Well, the specific error code is relevant, and I don't really want an
sbuf_set_error() function.  For example, if my drain function is
SYSCTL_OUT, I want to preserve the error code that returned.  If my
drain function is write(2) in userland, I want to preserve errno.  The
error code is very useful, and throwing it away for the kernel is
wrong.

>>Note that in the existing implementation,
>>sbuf_extend() will return -1 and not set errno in the case where
>>SBUF_AUTOEXTEND is not set.
>
> You were the one to involve errno's in this (patch 0001...) I
> don't see them having any relevance, since ENOMEM is the only
> one that's realistically relevant.

Not with a generic drain function.  sbuf_finish() / sbuf_flush()
should be returning the error code, or at least providing a way to
fetch it.

> Realistiscally you could have a drain function that dumps into
> a socket (userland or kernel) and it would be nice to report
> the ECONNRESET back.
>
> I was never really happy with des@' choice of the name sbuf_overflowed()
> I would have prefered sbuf_error() or sbuf_ok().   If we decide to
> introduce errnos, this gives us the chance to add those and advocate
> their use instead of sbuf_overflowed().
>
>>> Note: The the private argument should be a void*, not an uintptr_t
>>
>>I seem to recall that casting a pointer to uintptr_t and back is safe
>
> Yes, but why would you want to ?  Normally private arguments are typed
> "void *" as they more often than not point to some structure, to
> which you can cast a void* directly, whereas uintptr_t requires a
> explicit cast.

If my drain function is in userspace and writes to a file descriptor
I'd want it.

>>> This means that the autoextend can not be implemented in terms of
>>> a drain, but that looked plain wrong to me any way.
>>
>>Implementing autoextend as a drain shows off the flexibility of the
>>drain function, among other things.
>
> Uhm no, it does not.
>
> It results in the wrong prototype for the drain function, exposes
> the sbuf internals where they should not be fondled, and requires
> the addition of two extra functions which are unnecessary with the
> simpler prototype I suggested above.

Autoextend did not dictate the drain prototype.  The autoextend drain
*is* an sbuf internal function -- note its existence in subr_sbuf.c.
There may be other desired uses for a drain that don't just print to a
file/console/log, though those are the most likely.
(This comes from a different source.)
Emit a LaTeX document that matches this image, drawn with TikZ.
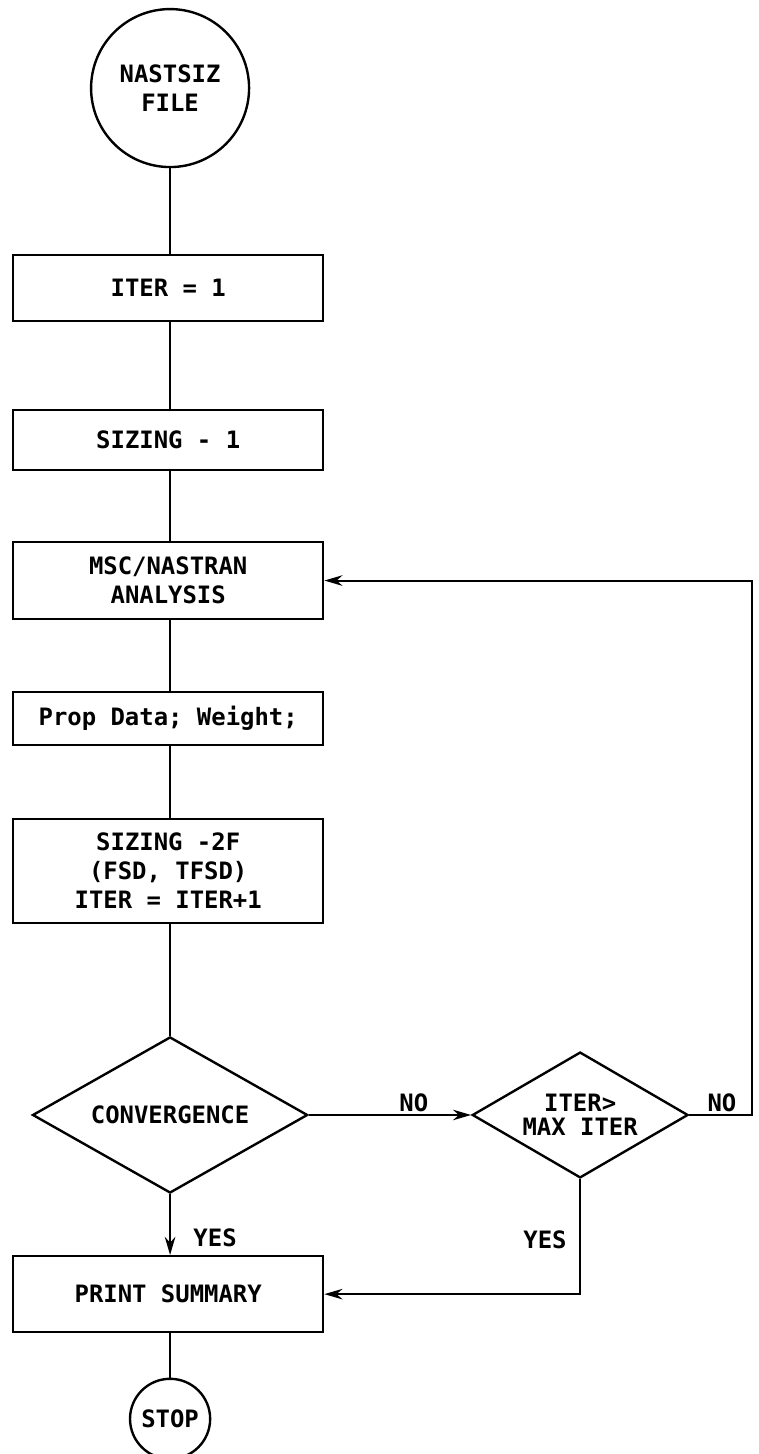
\documentclass[tikz,border=0pt]{standalone}
\usepackage{fontspec}
\usepackage{tikz}
\usetikzlibrary{arrows.meta, shapes.geometric}
\newfontfamily\flowfont{DejaVu Sans Mono}

\begin{document}
\begin{tikzpicture}[
    font=\flowfont\bfseries\fontsize{18}{22}\selectfont,
    stepbox/.style={draw, line width=1.8pt, minimum width=8.2cm, align=center, inner sep=2pt},
    term/.style={draw, circle, line width=1.8pt, align=center, inner sep=0pt},
    test/.style={draw, diamond, line width=1.8pt, align=center, inner sep=0pt},
    line/.style={line width=1.7pt},
    arr/.style={-{Stealth[length=4.8mm, width=2.8mm]}, line width=1.5pt}
  ]
    \useasboundingbox (0,0) rectangle (20.06,-38.47);

    \node[term, minimum size=4.18cm] (nastsiz) at (4.5,-2.33) {NASTSIZ\\FILE};
    \node[stepbox, minimum height=1.75cm] (iter)  at (4.45,-7.62)  {ITER = 1};
    \node[stepbox, minimum height=1.59cm] (siz1)  at (4.45,-11.64) {SIZING - 1};
    \node[stepbox, minimum height=2.04cm] (msc)   at (4.45,-15.36) {MSC/NASTRAN\\ANALYSIS};
    \node[stepbox, minimum height=1.40cm] (prop)  at (4.45,-19.01) {Prop Data; Weight;};
    \node[stepbox, minimum height=2.75cm] (siz2)  at (4.45,-23.04) {SIZING -2F\\(FSD, TFSD)\\ITER = ITER+1};
    \node[test, minimum width=7.28cm, minimum height=4.13cm, aspect=1.76] (conv) at (4.5,-29.50) {CONVERGENCE};
    \node[test, minimum width=5.71cm, minimum height=3.33cm, aspect=1.71] (itmax) at (15.35,-29.50) {ITER>\\[-4pt]MAX ITER};
    \node[stepbox, minimum height=2.01cm] (print) at (4.45,-34.24) {PRINT SUMMARY};
    \node[term, minimum size=2.12cm] (stop) at (4.5,-37.54) {STOP};
    \coordinate (back) at (19.9,-29.50);

    \draw[line] (nastsiz.south) -- (nastsiz.south |- iter.north);
    \draw[line] (iter.south -| nastsiz.south) -- (siz1.north -| nastsiz.south);
    \draw[line] (siz1.south -| nastsiz.south) -- (msc.north -| nastsiz.south);
    \draw[line] (msc.south -| nastsiz.south) -- (prop.north -| nastsiz.south);
    \draw[line] (prop.south -| nastsiz.south) -- (siz2.north -| nastsiz.south);
    \draw[line] (siz2.south -| conv.north) -- (conv.north);
    \draw[arr] (conv.south) -- (conv.south |- print.north);
    \draw[line] (print.south -| stop.north) -- (stop.north);

    \draw[arr] (conv.east) -- (itmax.west);
    \draw[arr] (itmax.east) -- (back) |- (msc.east);
    \draw[arr] (itmax.south) |- (print.east);

    \node (no1)  at (10.95,-29.18) {NO};
    \node (no2)  at (19.10,-29.18) {NO};
    \node (yes1) at (5.69,-32.76)  {YES};
    \node (yes2) at (14.42,-32.81) {YES};
\end{tikzpicture}
\end{document}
>>Line boundaries will never be
>>perfect since a line can always exceed whatever static sized buffer is
>>used.
>
> Good point, forget about drain-policy then.
>
> The size 2 buffer for char by char requires good documentation and
> possibly a distinct #define.
>
>>> sbuf_flush() is unecessary, sbuf_finish() should be used, because
>>> that is the only way you can be sure the error code is available
>>> for checking afterwards.
>>
>>With the existing sbuf_finish() implementation, it was unusable.
>>Mostly because of the SBUF_FINISHED state change.  There is no reason
>>off-hand that I can think of to have the sbuf track whether it's
>>really "done"; that is up to the user of the service who should know
>>whether all the data has been printed to the sbuf.  More below...
>
> The critical feature of the sbuf API is that you do not need to
> check the error status on every call.  That is why UNIX grew the
> EPIPE hack: nobody checks the return value of printf().
>
> With sbufs no damage happens, no matter what you do, and you can
> (and should!) check the compound operation at the end with
> sbuf_overflowed().
>
> For a sbuf with a drain function, sbuf_finish() should flush the
> buffer, but it should probably not set the SBUF_FINISHED flag.  That
> would also catch confused calls to sbuf_data() with an assert.
>
> What is the semantics of sbuf_len() when you have a drain function ?
>
> Number of undrained bytes ?

Yes.  If you attach an explicit drain function, the expected use is
that you also don't care about the len, because you are flushing to a
file/pipe/console/log and the only thing to be done after all the
printing is to call sbuf_finish() or sbuf_flush() as I named it.

>>> sbuf_unfinished_data() is just plain wrong and shall not be added, ever.
>>
>>This was required because of the assert_sbuf_state(SBUF_FINISHED)
>
> No, this was required because you chose the wrong prototype for the
> drain function.
>
>>> The internals of sbufs are strictly private and should stay private.
>>>
>>> Sbuf does not make any promises about how the string is stored
>>> internally until you sbuf_finish() the buffer.
>>
>>sbuf did make this promise.  Since sbuf_data and sbuf_len are public
>>accessor functions [...]
>
> Sbuf made no such promise, sbuf_data() and sbuf_len() are there
> precisly to isolate the internals.

Sorry, my wording was confused.  I was meaning to say that, at the
present, sbuf does not make any promises.

> Amongst the original ideas was to have a multipart buffer to avoid
> multiple realloc()/memcpy operations on buffer extends, and only
> collapse the buffer at the end when the final size was known.  This
> optimization has so far not been necessary.  Your API change would
> make it impossible.

Yes, that's a potential change that in fact can still be done.  As I
said, the only change is that the use of sbuf_data() then guarantees
that the data is contiguous, instead of sbuf_finish() guaranteeing
this.  For an sbuf with an explicit drain, the buffer won't be
growing, but will be drained instead.

Thanks,
matthew